Keith (Jahi Wilson), Joy (Isabella Russo) and Ernest the ghost (David Harbour) exit the house in We Have a Ghost (2023)
(l to r) Keith (Jahi Wilson), Joy (Isabella Russo) and Ernest the ghost (David Harbour) exit the house

On the other hand, this seems an incredible slight premise to extrude out to a 2 hours and 6 minute film. Which is probably why the second half of the film turns into a raucous comedy where Jahi Wilson and Isabella Russo take Ernest out of the house. Here the scenes have been pumped up with a pointlessly overblown car chase sequence. Into the mix is thrown pursuing Government Agents where Landon has copied the playbook from E.T. – The Extra-Terrestrial (1982), while outfitting them with big guns seemingly borrowed from Men in Black (1997). Along with a miscast Tig Notaro, who looks for all the world like a live-action version of Reepicheep from The Chronicles of Narnia: The Voyage of the Dawn Treader (2010), as the government ghostbuster who eventually comes over to their side.
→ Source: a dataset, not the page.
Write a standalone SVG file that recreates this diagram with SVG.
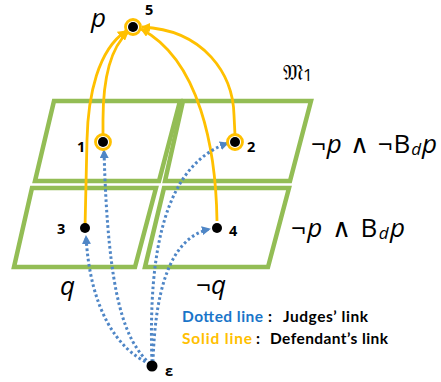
<svg xmlns="http://www.w3.org/2000/svg" width="441" height="382" viewBox="0 0 441 382">
<defs>
<style>
.world{fill:none;stroke:#93bd55;stroke-width:4.5;stroke-linejoin:miter}
.solid{fill:none;stroke:#ffc000;stroke-width:2.8}
.dot{fill:none;stroke:#4f86c6;stroke-width:3;stroke-dasharray:2.6,2.6}
.pt{fill:#000}
.ring{fill:none;stroke:#ffc000;stroke-width:2.8}
.num{font-family:"Open Sans","DejaVu Sans",sans-serif;font-weight:bold;font-size:14.5px;fill:#000}
.math{font-family:"Open Sans","DejaVu Sans",sans-serif;font-size:26px;fill:#000}
.thin{font-family:"DejaVu Sans",sans-serif;font-weight:200}
.leg{font-family:Lato,"Liberation Sans",sans-serif;font-weight:bold;font-size:15.5px}
</style>
<marker id="ay" viewBox="0 0 10 10" refX="9" refY="5" markerWidth="3.2" markerHeight="3.2" orient="auto" markerUnits="strokeWidth"><path d="M0,0 L10,5 L0,10 z" fill="#ffc000"/></marker>
<marker id="ab" viewBox="0 0 10 10" refX="9" refY="5" markerWidth="3" markerHeight="3" orient="auto" markerUnits="strokeWidth"><path d="M0,0 L10,5 L0,10 z" fill="#4f86c6"/></marker>
</defs>
<g id="worlds">
<polygon id="w-tl" class="world" points="54,101 180,101 159,181 35,181"/>
<polygon id="w-tr" class="world" points="183,101 311,101 290,181 165,181"/>
<polygon id="w-bl" class="world" points="32,188 156,188 135,267 14,267"/>
<polygon id="w-br" class="world" points="164,188 289,188 268,267 145,267"/>
</g>
<g id="connectors">
<path class="solid" d="M85,228 L87,140 C88,95 98,50 126,31" marker-end="url(#ay)"/>
<path class="solid" d="M103,135 L103,120 C103,85 108,50 128,32" marker-end="url(#ay)"/>
<path class="solid" d="M217,221 C216,150 200,60 141,29" marker-end="url(#ay)"/>
<path class="solid" d="M235,135 L234,115 C233,75 205,30 142,27" marker-end="url(#ay)"/>
<path class="dot" d="M150,364 C118,350 90,310 86,236" marker-end="url(#ab)"/>
<path class="dot" d="M150,364 C125,340 108,300 104,150" marker-end="url(#ab)"/>
<path class="dot" d="M152,362 C148,250 165,165 228,143" marker-end="url(#ab)"/>
<path class="dot" d="M153,362 C155,295 168,238 210,229" marker-end="url(#ab)"/>
</g>
<g id="n5"><circle class="ring" cx="133" cy="27" r="7.5"/><circle class="pt" cx="133" cy="27" r="5"/><text class="num" x="145" y="15">5</text></g>
<g id="n1"><circle class="ring" cx="103" cy="142" r="7.5"/><circle class="pt" cx="103" cy="142" r="5"/><text class="num" x="77" y="152">1</text></g>
<g id="n2"><circle class="ring" cx="235" cy="142" r="7.5"/><circle class="pt" cx="235" cy="142" r="5"/><text class="num" x="247" y="152">2</text></g>
<g id="n3"><circle class="pt" cx="85" cy="228" r="5"/><text class="num" x="57" y="234">3</text></g>
<g id="n4"><circle class="pt" cx="217" cy="228" r="5"/><text class="num" x="229" y="236">4</text></g>
<g id="ne"><circle class="pt" cx="152" cy="366" r="5.5"/><text class="num" x="165" y="376" font-size="16">ε</text></g>
<g id="labels">
<text class="math" x="91" y="27" font-style="italic" font-size="31">p</text>
<text x="283" y="80" font-family="'DejaVu Serif','DejaVu Sans',serif" font-size="22" fill="#000">𝔐<tspan font-family="'Open Sans',sans-serif" font-size="17" dy="1">1</tspan></text>
<text class="math" x="311" y="153" textLength="126" lengthAdjust="spacing">¬<tspan font-style="italic">p</tspan> <tspan class="thin">∧</tspan> ¬B<tspan font-style="italic" font-size="17" dy="2">d</tspan><tspan font-style="italic" dy="-2">p</tspan></text>
<text class="math" x="291" y="237" textLength="114" lengthAdjust="spacing">¬<tspan font-style="italic">p</tspan> <tspan class="thin">∧</tspan> B<tspan font-style="italic" font-size="17" dy="2">d</tspan><tspan font-style="italic" dy="-2">p</tspan></text>
<text class="math" x="60" y="295" font-style="italic" font-size="34">q</text>
<text class="math" x="196" y="294" font-size="32">¬<tspan font-style="italic">q</tspan></text>
<text class="leg" x="182" y="322" fill="#1a75c9" textLength="81" lengthAdjust="spacing">Dotted line</text>
<text class="leg" x="268" y="322" fill="#000">:</text>
<text class="leg" x="283" y="322" fill="#000" textLength="85" lengthAdjust="spacing">Judges’ link</text>
<text class="leg" x="182" y="344" fill="#ffc000" textLength="70" lengthAdjust="spacing">Solid line</text>
<text class="leg" x="256" y="344" fill="#000">:</text>
<text class="leg" x="270" y="344" fill="#000" textLength="118" lengthAdjust="spacing">Defendant’s link</text>
</g>
</svg>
In between that, Jahi Wilson and Isabella Russo dance around an attraction, aided by David Harbour’s ghost, although this has the frustration of being one where nothing at all happens, falling into the new Hollywood norm that prefers platonic avoidance than the depiction of attraction presumably so as not to want to step into the modern minefield of gender definitions and offend anybody. Which is a shame as both Jahi and Isabella both seem capable performers.